They trained each model on two different datasets: the Conceptual Captions (CC) dataset and the YFCC dataset. The CC dataset contains 2.9 million images with high-quality captions and the YFCC dataset contains a subset of 15 million samples from YFCC100M. Furthermore, for the CC dataset, they provide model parameters from two different epochs (31 and 128).

In the visualizations below, we can see that the modality distance for models trained with the InfoLOOB objective is lower than for models trained with the InfoNCE objective. This leads to the assumption that InfoLOOB is the main driver that is responsible for closing the gap. However, the authors of CLOOB also mention in their paper that very high similarity values, for both matching and non-matching pairs, are considered as overfitting. This overfitting effect can also be reflected by a lower performance in downstream tasks. We see a similar effect when comparing modality distances between models trained on CC for 31 and 128 epochs. While the model trained for 128 epochs has better downstream performance the modality gap is similar or even slightly larger for this model.

The higher modality distance of the ‘InfoNCE - Hopfield’ models can be explained by the saturation effect of the InfoNCE objective when samples become too similar. Modern Hopfield networks induce higher similarity of retrieved samples, which in turn leads to stronger saturation of the InfoNCE objective and hampers learning.

Finally, when comparing the datasets, the modality distance for models trained on CC are very low compared to those trained on the YFCC dataset. This could be explained by the higher quality of the CC dataset. While captions in the CC dataset are almost always related to the corresponding image, captions in the YFCC dataset are more noisy and less likely to contain relevant information about the image. Instead, they might only contain the camera settings used to take the image or just text that is close to the image on a website.

Summary of Modality Gap Analysis

The following visualizations give an overview of the similarity heatmap for CLIP and CyCLIP before (left) and after (right) manually removing the modality gap, as well as the similarity heatmap for CLOOB with the official checkpoints from the paper and a CLOOB version that was trained on the LAION 400M dataset and used a ViT instead of a CNN to encode images. Note how the overall distribution of similarity values differs between the various embedding spaces. For example, the two CLOOB models seem to discriminate more strictly between matching and non-matching image-text pairs.

The previous sections taught us about the modality gap, where it comes from, and ways to close it. We also gave reasons for why closing the gap might be beneficial and now demonstrate how closing the modality gap can help with analyzing multi-modal data. We also introduced a handy new way of visualizing latent space embeddings and utilize this again in the following analyses.
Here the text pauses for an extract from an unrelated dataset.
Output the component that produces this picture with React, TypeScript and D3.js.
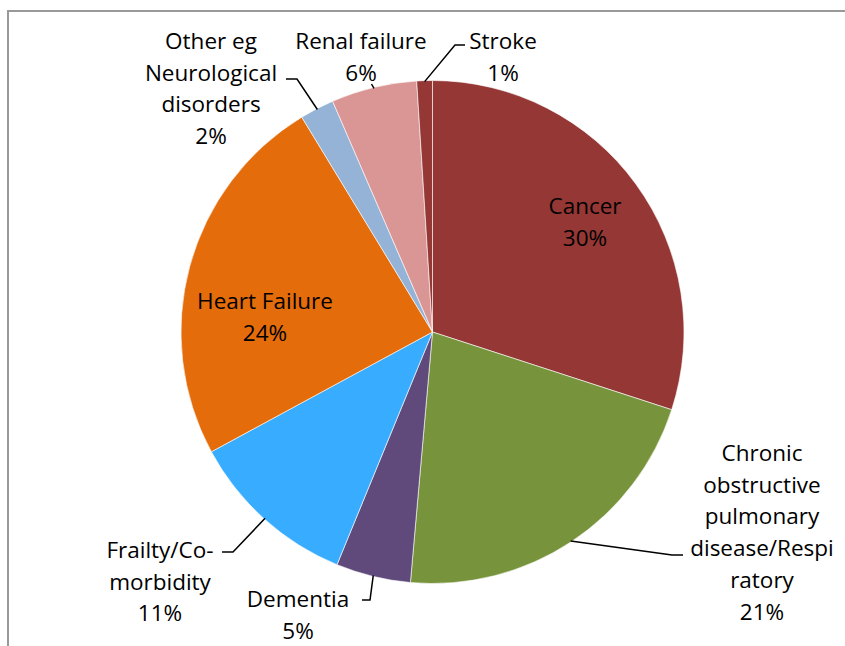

Finally, we also want to mention that there are ways to visually close the modality gap (i.e., without actually closing the gap in the embedding space), for example using UMAP’s out-of-sample extension (see Appendix).

Converting the Technique into a Tool

Using the previously introduced techniques, we implemented an interactive prototype called “Amumo” (Analyze Multi-Modal Models). Users can switch between models, explore the similarity heatmap and scatter plot visualizations, manually close the modality gap, and try various projection methods.

Identifying Data Subsets

We can look into semantic subsets of data by filtering instances based on their captions. The following example shows the visualizations for the subset that contains the substring "dog". We notice that some lines in the similarity matrix have a darker color. When hovering over those darker lines, we can see that most of these instances correspond to images and texts about "hot dogs" or other images that do not show a dog or where a dog is in an uncommon setting. To make this even more obvious, we can use the "Cluster matrix by similarity" function that reorders the similarity heatmap such that similar lines are grouped together. One cluster that stands out in all three CLIP-like models is the "hot dog" cluster. However, we can also see clusters for "dog and frisbee", "dog and bed", or "dog and car".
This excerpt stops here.